Bu yazımda cemaat ve tarikatların bu yayılmadaki rolünü ele alacağım:

Bilindiği gibi Cemaat ve Tarikatlar mezhepler, insanların din eksenli fırkalaşmaları yani gruplaşmalarıdır.  İslam Dini'nin anayasası olan Kur'an bunu hoş görmez, 
'' dinde bölünme '' olarak nitelendirir ve yasaklar. Bu yola gidenlerin azaba uğratılacağını net olarak şu ayetlerle ifade eder: EN'AM / 65 -- AL-İ İMRAN / 105

AL-İ İMRAN / 105: Sakın, kendilerine ( Tevrat ve İncil ile )  apaçık bilgiler -uyarılar gelmiş olduğu halde anlaşmazlıkları bahane edip gruplara ayrılmış olanlar ( Musevi ve Hristiyanlar ) gibi olmayın. Bu şekilde dini görüşlerdeki farklılıklara dayanarak, birbirine düşman farklı gruplar ( tarikatlar,  mezhepler ) oluşturanlara büyük bir azap söz konusudur.

En'am / 65. ayette  gruplaşarak bölünmenin  doğal bir afet gibi azap aracı oldu vurgulanmıştır.

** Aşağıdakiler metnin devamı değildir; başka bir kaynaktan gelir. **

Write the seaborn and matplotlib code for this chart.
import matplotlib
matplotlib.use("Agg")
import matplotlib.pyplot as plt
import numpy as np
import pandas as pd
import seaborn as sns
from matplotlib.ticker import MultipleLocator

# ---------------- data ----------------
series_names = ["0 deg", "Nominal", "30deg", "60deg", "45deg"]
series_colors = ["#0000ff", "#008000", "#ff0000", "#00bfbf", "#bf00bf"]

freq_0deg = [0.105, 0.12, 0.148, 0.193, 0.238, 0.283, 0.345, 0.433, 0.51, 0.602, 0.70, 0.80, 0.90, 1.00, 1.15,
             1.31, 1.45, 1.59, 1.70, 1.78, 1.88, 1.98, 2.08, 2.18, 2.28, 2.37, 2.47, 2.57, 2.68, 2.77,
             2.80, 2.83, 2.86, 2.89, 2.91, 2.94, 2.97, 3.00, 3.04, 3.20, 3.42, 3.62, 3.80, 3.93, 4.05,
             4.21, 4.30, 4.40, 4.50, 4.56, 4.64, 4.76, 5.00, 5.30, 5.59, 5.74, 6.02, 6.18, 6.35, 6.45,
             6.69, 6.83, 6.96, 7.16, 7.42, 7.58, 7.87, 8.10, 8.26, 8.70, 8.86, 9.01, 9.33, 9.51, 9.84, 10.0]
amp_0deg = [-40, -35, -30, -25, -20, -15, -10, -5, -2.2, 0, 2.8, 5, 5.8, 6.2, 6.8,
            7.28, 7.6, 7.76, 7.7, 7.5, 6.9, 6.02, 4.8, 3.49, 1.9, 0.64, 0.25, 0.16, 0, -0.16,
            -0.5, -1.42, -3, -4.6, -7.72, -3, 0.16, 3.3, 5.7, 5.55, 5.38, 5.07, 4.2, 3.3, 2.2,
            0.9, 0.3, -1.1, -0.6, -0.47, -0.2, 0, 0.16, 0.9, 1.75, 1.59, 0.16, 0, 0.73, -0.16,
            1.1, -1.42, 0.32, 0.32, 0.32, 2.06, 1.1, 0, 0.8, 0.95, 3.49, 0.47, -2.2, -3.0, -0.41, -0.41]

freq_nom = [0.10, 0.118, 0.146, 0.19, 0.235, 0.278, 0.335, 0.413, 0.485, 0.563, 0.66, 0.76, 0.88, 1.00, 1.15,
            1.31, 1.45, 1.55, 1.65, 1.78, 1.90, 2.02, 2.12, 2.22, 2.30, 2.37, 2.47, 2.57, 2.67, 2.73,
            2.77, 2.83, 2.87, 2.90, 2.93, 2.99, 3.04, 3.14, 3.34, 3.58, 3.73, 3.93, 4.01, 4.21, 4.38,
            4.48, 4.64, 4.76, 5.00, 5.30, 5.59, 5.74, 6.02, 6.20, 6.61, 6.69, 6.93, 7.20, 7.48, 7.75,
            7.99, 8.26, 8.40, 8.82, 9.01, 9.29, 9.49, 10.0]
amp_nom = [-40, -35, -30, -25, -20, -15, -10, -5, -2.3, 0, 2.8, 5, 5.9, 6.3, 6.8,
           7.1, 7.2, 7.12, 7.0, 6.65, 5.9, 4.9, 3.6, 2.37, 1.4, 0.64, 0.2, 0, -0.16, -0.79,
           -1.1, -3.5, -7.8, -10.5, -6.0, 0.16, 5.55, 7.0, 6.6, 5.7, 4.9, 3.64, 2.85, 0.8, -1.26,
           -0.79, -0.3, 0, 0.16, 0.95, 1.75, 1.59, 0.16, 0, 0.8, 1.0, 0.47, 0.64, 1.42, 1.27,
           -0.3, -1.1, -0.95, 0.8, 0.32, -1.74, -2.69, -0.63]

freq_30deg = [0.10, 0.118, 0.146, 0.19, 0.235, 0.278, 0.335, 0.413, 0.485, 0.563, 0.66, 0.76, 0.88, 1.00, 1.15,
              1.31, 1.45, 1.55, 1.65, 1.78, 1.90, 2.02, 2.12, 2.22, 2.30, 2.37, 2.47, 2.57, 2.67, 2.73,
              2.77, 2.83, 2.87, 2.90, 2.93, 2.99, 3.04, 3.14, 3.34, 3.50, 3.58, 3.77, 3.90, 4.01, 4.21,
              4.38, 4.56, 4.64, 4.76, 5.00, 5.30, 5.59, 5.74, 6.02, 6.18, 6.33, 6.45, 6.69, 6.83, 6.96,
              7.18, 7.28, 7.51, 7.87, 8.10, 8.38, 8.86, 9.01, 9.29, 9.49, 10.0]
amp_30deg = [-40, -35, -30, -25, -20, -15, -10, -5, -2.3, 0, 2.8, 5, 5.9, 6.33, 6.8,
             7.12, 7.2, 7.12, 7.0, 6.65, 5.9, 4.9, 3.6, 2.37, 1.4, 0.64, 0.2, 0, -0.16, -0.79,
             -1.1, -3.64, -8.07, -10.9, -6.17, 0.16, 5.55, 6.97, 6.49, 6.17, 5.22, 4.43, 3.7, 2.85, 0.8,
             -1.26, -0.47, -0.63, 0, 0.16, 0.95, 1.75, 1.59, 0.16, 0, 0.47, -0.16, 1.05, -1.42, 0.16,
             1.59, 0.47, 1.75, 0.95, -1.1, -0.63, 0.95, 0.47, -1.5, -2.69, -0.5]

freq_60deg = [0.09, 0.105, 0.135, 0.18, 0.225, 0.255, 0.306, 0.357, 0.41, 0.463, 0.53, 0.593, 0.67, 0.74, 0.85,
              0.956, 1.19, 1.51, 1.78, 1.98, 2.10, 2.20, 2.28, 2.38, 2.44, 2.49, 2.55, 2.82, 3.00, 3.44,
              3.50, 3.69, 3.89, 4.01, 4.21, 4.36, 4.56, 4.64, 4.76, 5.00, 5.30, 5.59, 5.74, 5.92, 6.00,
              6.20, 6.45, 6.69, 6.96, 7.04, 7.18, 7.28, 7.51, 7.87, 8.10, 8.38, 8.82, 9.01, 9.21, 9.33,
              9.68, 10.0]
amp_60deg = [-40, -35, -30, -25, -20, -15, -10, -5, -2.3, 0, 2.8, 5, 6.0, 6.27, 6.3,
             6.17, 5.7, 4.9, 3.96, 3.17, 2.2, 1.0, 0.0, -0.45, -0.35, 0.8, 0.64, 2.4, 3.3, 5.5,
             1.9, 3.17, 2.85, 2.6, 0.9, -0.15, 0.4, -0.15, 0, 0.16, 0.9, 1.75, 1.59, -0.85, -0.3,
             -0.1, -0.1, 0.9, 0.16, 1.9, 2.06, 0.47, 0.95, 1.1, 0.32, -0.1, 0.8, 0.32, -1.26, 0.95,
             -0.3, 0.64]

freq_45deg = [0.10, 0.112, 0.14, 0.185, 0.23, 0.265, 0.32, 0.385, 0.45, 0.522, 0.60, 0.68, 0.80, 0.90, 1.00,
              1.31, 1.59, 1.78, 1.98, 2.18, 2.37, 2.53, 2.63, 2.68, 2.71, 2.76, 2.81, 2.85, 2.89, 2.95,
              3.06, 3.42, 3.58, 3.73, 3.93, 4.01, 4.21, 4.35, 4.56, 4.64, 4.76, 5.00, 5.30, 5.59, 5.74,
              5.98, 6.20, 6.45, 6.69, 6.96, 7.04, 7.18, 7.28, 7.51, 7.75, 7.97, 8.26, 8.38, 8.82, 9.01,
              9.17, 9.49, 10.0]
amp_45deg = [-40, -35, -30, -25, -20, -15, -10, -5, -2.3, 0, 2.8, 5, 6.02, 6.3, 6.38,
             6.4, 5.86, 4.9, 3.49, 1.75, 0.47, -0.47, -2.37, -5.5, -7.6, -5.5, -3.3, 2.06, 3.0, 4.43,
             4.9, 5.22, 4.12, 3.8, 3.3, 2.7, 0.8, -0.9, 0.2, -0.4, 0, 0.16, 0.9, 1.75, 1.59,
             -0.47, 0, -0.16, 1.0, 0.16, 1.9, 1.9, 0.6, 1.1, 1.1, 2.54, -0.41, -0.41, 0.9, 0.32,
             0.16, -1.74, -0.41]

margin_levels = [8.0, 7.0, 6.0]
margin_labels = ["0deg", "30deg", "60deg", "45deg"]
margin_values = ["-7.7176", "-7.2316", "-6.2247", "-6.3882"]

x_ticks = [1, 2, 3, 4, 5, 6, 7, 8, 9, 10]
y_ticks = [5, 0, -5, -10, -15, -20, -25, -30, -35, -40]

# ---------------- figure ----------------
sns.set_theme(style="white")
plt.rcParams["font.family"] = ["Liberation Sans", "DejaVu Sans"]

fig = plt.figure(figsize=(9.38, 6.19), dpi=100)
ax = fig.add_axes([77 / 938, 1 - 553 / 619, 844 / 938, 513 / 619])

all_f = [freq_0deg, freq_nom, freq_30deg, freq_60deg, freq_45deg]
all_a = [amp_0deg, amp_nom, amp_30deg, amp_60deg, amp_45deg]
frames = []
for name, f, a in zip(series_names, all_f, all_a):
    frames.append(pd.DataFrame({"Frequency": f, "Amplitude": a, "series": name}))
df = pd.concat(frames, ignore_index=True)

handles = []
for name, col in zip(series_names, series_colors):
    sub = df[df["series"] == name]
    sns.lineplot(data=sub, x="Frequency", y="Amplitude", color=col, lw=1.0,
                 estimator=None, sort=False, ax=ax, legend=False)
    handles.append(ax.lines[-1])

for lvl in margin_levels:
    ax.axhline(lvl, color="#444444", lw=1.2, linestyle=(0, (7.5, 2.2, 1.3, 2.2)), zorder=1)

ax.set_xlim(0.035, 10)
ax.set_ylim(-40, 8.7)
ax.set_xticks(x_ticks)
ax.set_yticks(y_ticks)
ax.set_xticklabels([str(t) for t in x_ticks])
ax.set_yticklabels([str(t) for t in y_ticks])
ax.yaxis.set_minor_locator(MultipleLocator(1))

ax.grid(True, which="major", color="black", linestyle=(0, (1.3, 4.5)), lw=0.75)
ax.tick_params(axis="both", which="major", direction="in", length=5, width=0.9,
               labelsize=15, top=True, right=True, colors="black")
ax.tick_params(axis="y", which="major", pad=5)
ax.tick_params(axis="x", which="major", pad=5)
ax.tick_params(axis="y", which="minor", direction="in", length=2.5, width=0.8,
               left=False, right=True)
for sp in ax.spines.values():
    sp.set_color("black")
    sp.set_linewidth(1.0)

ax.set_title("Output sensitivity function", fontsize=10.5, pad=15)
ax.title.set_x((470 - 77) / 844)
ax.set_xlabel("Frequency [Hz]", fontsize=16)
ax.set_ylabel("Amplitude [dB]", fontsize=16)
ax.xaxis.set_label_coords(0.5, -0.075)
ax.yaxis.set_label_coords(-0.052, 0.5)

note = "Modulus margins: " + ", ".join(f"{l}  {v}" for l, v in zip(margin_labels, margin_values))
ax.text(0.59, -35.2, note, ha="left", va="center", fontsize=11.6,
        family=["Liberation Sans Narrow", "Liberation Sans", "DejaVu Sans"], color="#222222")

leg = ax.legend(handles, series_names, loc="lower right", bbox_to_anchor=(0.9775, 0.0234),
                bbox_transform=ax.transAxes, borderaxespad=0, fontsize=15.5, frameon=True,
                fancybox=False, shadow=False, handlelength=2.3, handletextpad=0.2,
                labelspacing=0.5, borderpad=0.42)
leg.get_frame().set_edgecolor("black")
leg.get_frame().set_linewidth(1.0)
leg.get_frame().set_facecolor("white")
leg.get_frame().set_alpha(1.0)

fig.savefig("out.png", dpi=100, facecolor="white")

Ayrıca; En'am / 159 -- Rum / 32 -- Cin /11 ve Mü'minun / 53. ayetlerde de konuya değinilmiştir.

Bilindiği gibi Tarikat  '' yol '' demektir.  Dini anlamda da bu kelime  '' ALLAH'A ULAŞTIRAN YOL ''  anlamında kullanılmaktadır. Yukarıda belirttiğim gibi Kur'an din konusunda kendi hükümlerinin tek kaynak olduğunu defalarca vurgular ve DİNDE ARACI KOYMAYI  Fatiha / 5 -- İnşirah / 8 -- Enbiya / 90  .... ile beraber toplam 14 ayette noktayı koyar ve son hükmünü verir: 

DİNDE ARACI YASAKTIR...

Tasavvuf bilindiği gibi başlangıcı yüzlerce yıl öncesine dayanan bir dini yorumlama akımıdır. Cemaat ve tarikatlarda bu akımın uzantılarıdır. Yüzlerce yıl öncesinin Yunus Emre gibi gerçekten hak aşığı kişilerin yetişmesi  yaşadığımız modern çağın özellikleri ve bazı rezilce davranışların olağan hale gelmesi sebebi ile artık mümkün olamamaktadır. İnsanların nefslerin kontrolü çok zor ve hatta imkansız hale gelmektedir. Zaptedilmesi zor olan ve bazen de kontrol edilemeyecek derece azan insan nefsi bu tasavvufi akımda  kendini olumsuz yönde  göstermekte ve ilahlaşma iddiasında olan kişilerle beraber, onları ilahlaştırmaktan kendini alamayan müritler türemekte, sapkın kişiler ve davranışlar oluşmakta ve genellikle bu günkü hali ile tarikatlar şirk bataklığına saplanan insan grupları haline dönüşmektedir.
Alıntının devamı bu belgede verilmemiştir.